Col secondo motivo la ricorrente denunciando violazione dell’art. 2751 bis c.c. e della L. n. 443 del 1985 nonchè dell’art. 345 c.p.c., ascrive al Tribunale erronea qualificazione del contratto intervenuto con la fallita per aver individuato il criterio distintivo tra appalto d’opera e contratto d’opera dedotto in domanda nella qualità dell’opera commissionata piuttosto che nella qualità del soggetto obbligato, pervenendo all’erronea conclusione che l’opera non era il prodotto dell’attività personale dei soci ma il risultato dell’impresa da essi guidata, disattendendo le altre risultanze, fra cui l’incontestata sussistenza dei requisiti propri dell’impresa artigiana. Lamenta il mancato accesso all’indagine istruttoria, riproducendo i capitoli della prova orale sollecitata unitamente alla c.t.u., onde verificare natura, tipo e modalità di svolgimento della sua attività lavorativa. Rileva infine la non pertinenza del precedente di questa Corte n. 17396/2005 richiamato nel decreto.

Il resistente replica per l’infondatezza del motivo osservando la corretta qualificazione del rapporto sottostante il credito, anche in considerazione del superamento dei parametri dimensionali previsti dall’art. 1, comma 2, L. Fall. che consentono la qualificazione di piccolo imprenditore.

La decisione impugnata fa buon governo dell’orientamento richiamato ed ormai consolidato – per tutte Cass. n. 17396/2005 – con riferimento a fattispecie in tutto analoghe a quella in esame, che individua la ratio del privilegio generale sui mobili del fallito attribuito ex art. 2751 bis c.c., n. 5 al credito dell’imprenditore artigiano non certo nella mera qualità soggettiva del creditore, bensì nella natura della prestazione da cui discende il credito che risulti eseguita, secondo connotazione tipica dell’attività artigiana, con prevalenza dell’apporto lavorativo personale dell’imprenditore ovvero, in caso di società, dei soci.
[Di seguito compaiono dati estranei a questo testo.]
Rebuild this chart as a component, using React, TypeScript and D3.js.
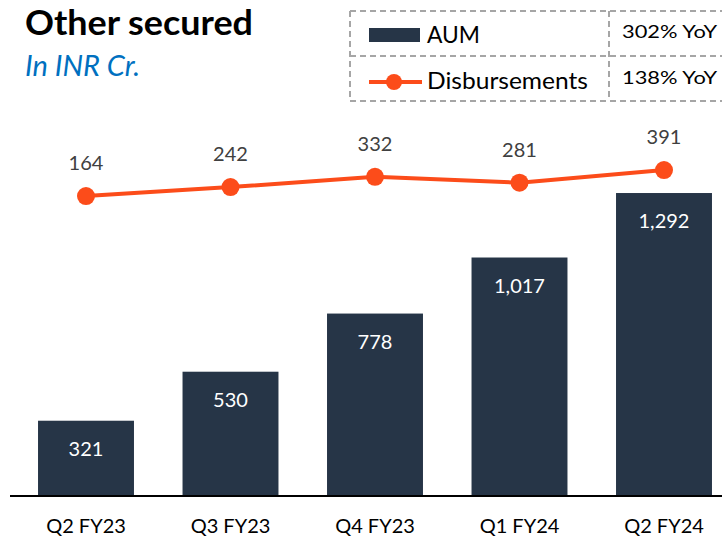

Il corollario comporta la sicura esclusione della prelazione nell’appalto d’opera siccome al suo espletamento concorrono svolgimento di attività lavorativa ma anche fornitura di materia prima e spese generali connesse all’attività di impresa che non consentono d’individuare l’incidenza delle singole componenti, tanto meno la prevalenza dell’apporto personale.

I motivo non confuta il fondamento in jure di questo orientamento nè ne sollecita rivisitazione con adeguati argomenti di critica. Muove piuttosto censura alla ricostruzione del rapporto causale intervenuto tra le parti operata dal Tribunale, che ne ha dato conto con motivazione puntuale ed adeguata, preclusiva del sollecitato scrutinio che, inerendo a riesame del merito, non è ammesso”.

Il collegio, letti gli atti, condividendo la riferita proposta, rigetta il ricorso con condanna del ricorrente al pagamento delle spese della presente fase di legittimità liquidate come da dispositivo.

PQM

La Corte rigetta il ricorso e condanna il ricorrente al pagamento delle spese del presente giudizio che liquida in Euro 3.400,00 oltre Euro 100,00 per esborsi, spese generali ed accessori di legge.

Così deciso in Roma, il 20 dicembre 2010.